Many years ago, as a kid growing up in South America, I heard stories about the Spaniards who had emigrated, leaving their beloved Spain and starting over in Chile. The atrocities weren’t mentioned, but the hardships were. I wish I had paid better attention, I wish I had asked some questions.

Winter in Madrid is set during WWII, when Spain was under the rule of its new fascist dictator, Generalisimo Francisco Franco. Three old English school chums, Harry Brett, Sandy Forsyth and Bernie Piper find themselves in Spain for different reasons, years after losing track of one another. Sandy, the black sheep and difficult one, is working in Spain on sketchy gold schemes; Harry is brought to Spain in the guise of a translator to spy on his old schoolmate Sandy, and is completely adverse to doing so, but at the same time honor bound. And then Bernie Piper – the communist who puts his money where his mouth is and leaves England to join the communist party and fight with the resistance against Franco. Interwoven to these characters’ plots, is the history of the factions all vying for power in Spain, the Brits trying to keep Spain out of the war; the Monarchists, Republicans, Falangists, Nationalists, Communists, Nazis, to name a few fighting to gain or regain control, and in the end – nobody won. The hunger, fear, lack of hope, the vileness of those in power or wanting power is captured through the pages of the book. Harry begins to learn what all his years of fancy British upper-crust schooling could never teach him – about the real lives affected so devastatingly by the ravages of wars.
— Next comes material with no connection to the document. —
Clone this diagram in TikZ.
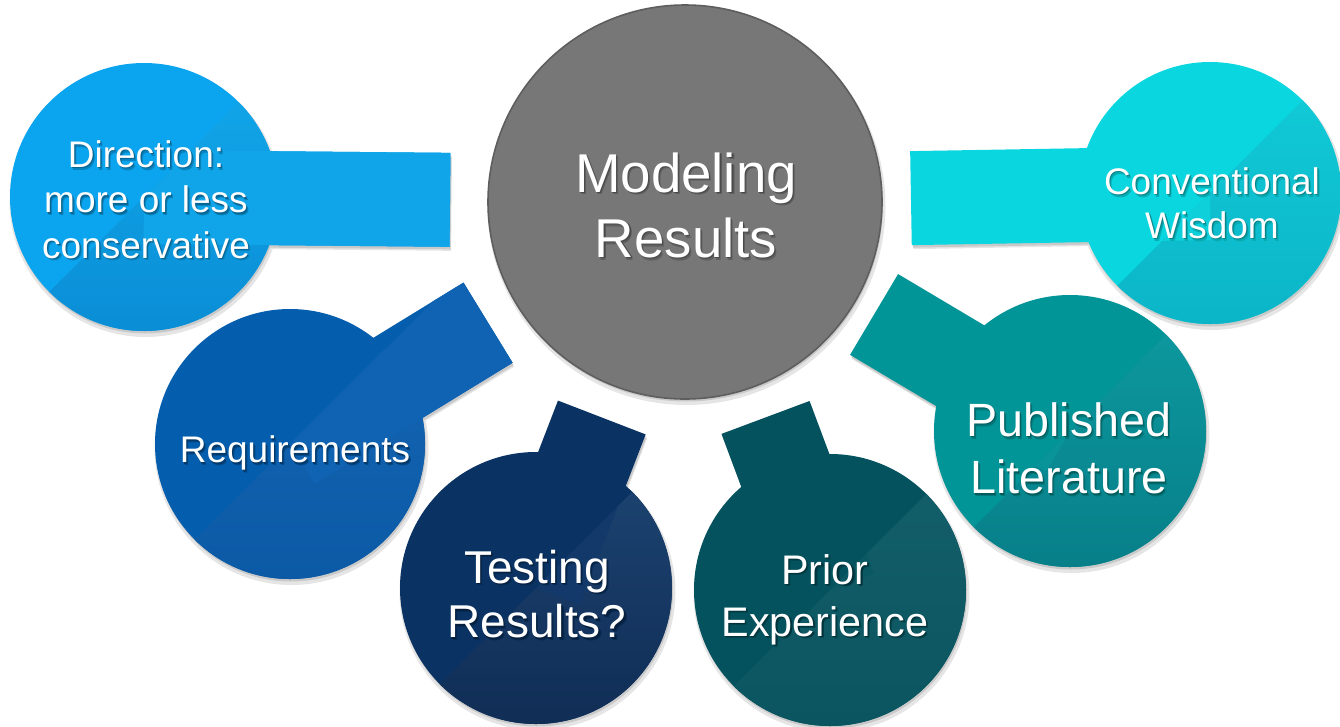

I really enjoyed this thriller. It had enough twists and turns to keep me engaged. Here and there a bit long, but very good nevertheless.

One thing the book would benefit from would be a glossary of terms, as I was not familiar with all the different factions that played a huge part of the story.

Edited to add:  Much of this novel takes place in Madrid, in and around the Puerta del Sol.  I was there in 2002/2003; in fact my entire family was there for New Years Eve.  I wish I had read this book and even though the sense of locality was excellent throughout the narrative, I have racked my brain trying to remember the streets that Harry often frequented.  Cuenca, Sevilla and surrounding areas were also part of the landscape and while I was there, it never even occurred to me to check out the Civil War background of these areas.  I guess I’ll just have to go back!